Sonja Alhäuser
Kentaurin, 2025
Ziehmargarine in beleuchteter Kühlvitrine
52 × 49 × 169 cm
Werkbeschreibung:
Die Skulptur zeigt einen weiblichen Kentaur – eine mythische Figur mit dem Oberkörper einer Frau und dem Unterkörper eines Pferdes. Sie besteht vollständig aus Margarine und befindet sich in einer hohen, gläsernen Kühlvitrine, um gekühlt zu bleiben und nicht zu schmelzen. Die Vitrine hat einen weißen Metallrahmen, eine Temperaturanzeige an der Oberseite und ein Kühlaggregat im unteren Bereich, das über ein Kabel mit einer Steckdose verbunden ist.
Die Kentaurin hat eine kräftige, voluminöse Körperform. Ihr menschlicher Oberkörper ist leicht nach hinten gelehnt, die Arme angewinkelt, als ob sie sich gegen etwas wehren oder mit einer unsichtbaren Kraft ringen würde. Ihr Gesicht ist weich modelliert, mit einer vagen, fast entrückten Mimik. Ihr Haar oder eine organisch wirkende Masse scheint sich von ihrem Kopf aus nach hinten auszubreiten – es sieht aus, als würde es wachsen, zerfließen oder in Bewegung sein.
Der Unterkörper ist der eines Pferdes, kräftig und massig, mit starken Beinen und Hufen. Doch das Material der Skulptur – die Margarine – verleiht ihr eine paradoxe Fragilität. Während der Körper in seiner Form monumental wirkt, hat das Material eine schmelzende, brüchige Qualität. In einigen Bereichen scheint es weich zu werden oder sich aufzulösen, als ob die Figur in einem ständigen Wandel zwischen Stabilität und Vergänglichkeit steckt.
Katalogtext:
Sonja Alhäuser wurde 1969 in Kirchen/Westerwald geboren. Sie studierte von 1991 bis 1997 an der Kunstakademie Düsseldorf, wo sie Meisterschülerin von Fritz Schwegler war. Die Künstlerin erhielt mehrere Auszeichnungen und Stipendien, unter anderem 1997 das Peter Mertes Stipendium, 1998 das Arbeitsstipendium der NRW-Stiftung, 1999 das Stipendium des Kunstfonds Bonn, 2000 den Förderpreis der Stadt Düsseldorf und den Förderpreis des Landes Nordrhein-Westfalen. 2006 wurde sie vom Künstlerhaus Schloss Balmoral in Bad Ems gefördert. 2007 erhielt sie das Dorothea-Erxleben-Stipendium. 2014 gewann sie den boesner art award und war 2018/19 als Trägerin des Rompreises Stipendiatin der Villa Massimo in Rom.

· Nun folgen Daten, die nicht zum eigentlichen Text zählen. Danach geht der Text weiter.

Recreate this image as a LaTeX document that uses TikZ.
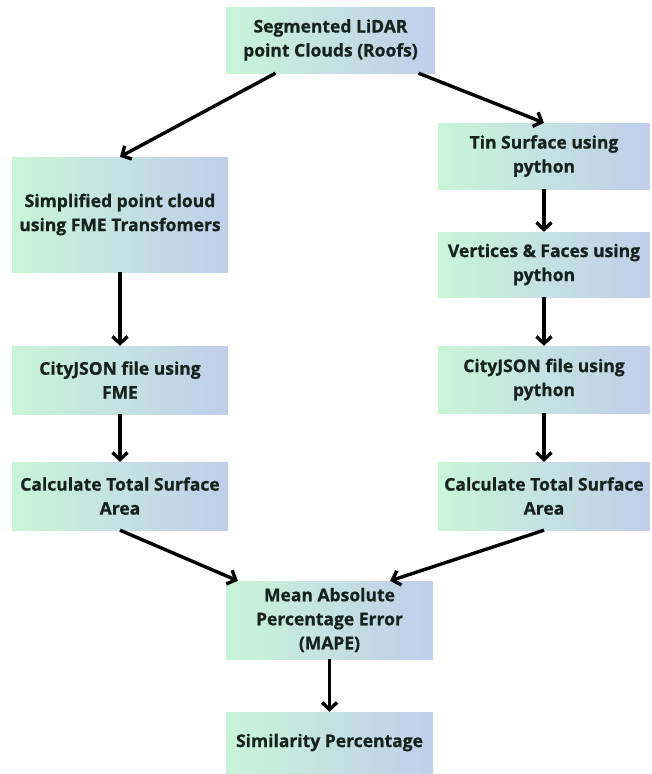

Alhäusers Arbeiten handeln in sinnlicher Form vom Werden und Vergehen, vom Kochen, Essen, Verdauen, Ausscheiden sowie der körperlichen Liebe. Immer wieder kehrt die Künstlerin mit ihren detailreichen Rezeptzeichnungen und mit ihren Skulpturen und Installationen aus ephemeren Materialien wie Butter, Schokolade oder Marzipan zur Welt des Kulinarischen zurück. Mit dem Essen verknüpfen sich existenzielle Fragen: Es geht um Sinneslust und kollektive Festlichkeit genauso wie um körperbezogene Metabolismen, es geht um Leben, Überleben und Tod.
Ein weiblicher Kentaur, ein mythologisches Mischwesen aus Mensch und Pferd, ist das Thema von Alhäusers Skulptur, die sie eigens für diese Ausstellung produziert hat. Etwas eingezwängt hockt die Figur zwischen transparenten Kühlschrankwänden, die kaum Platz lassen zum Atmen. Und doch sichert dieser kleine kühle Raum gleichsam das Leben der Skulptur, die bei Wärme dahinschmelzen würde. Die Künstlerin hat eine große Affinität zu Pferden, besitz selbst welche und kann gut reiten. In der Kentaurin bündeln sich für sie tierische und menschliche Kräfte. Traditionell markiert das Motiv des Kentauren den Gegensatz zu einem Reiterstandbild, das einst die Führungsqualität eines Herrschers hervorhob, wobei das gerittene Pferd stets das regierte Volk repräsentierte.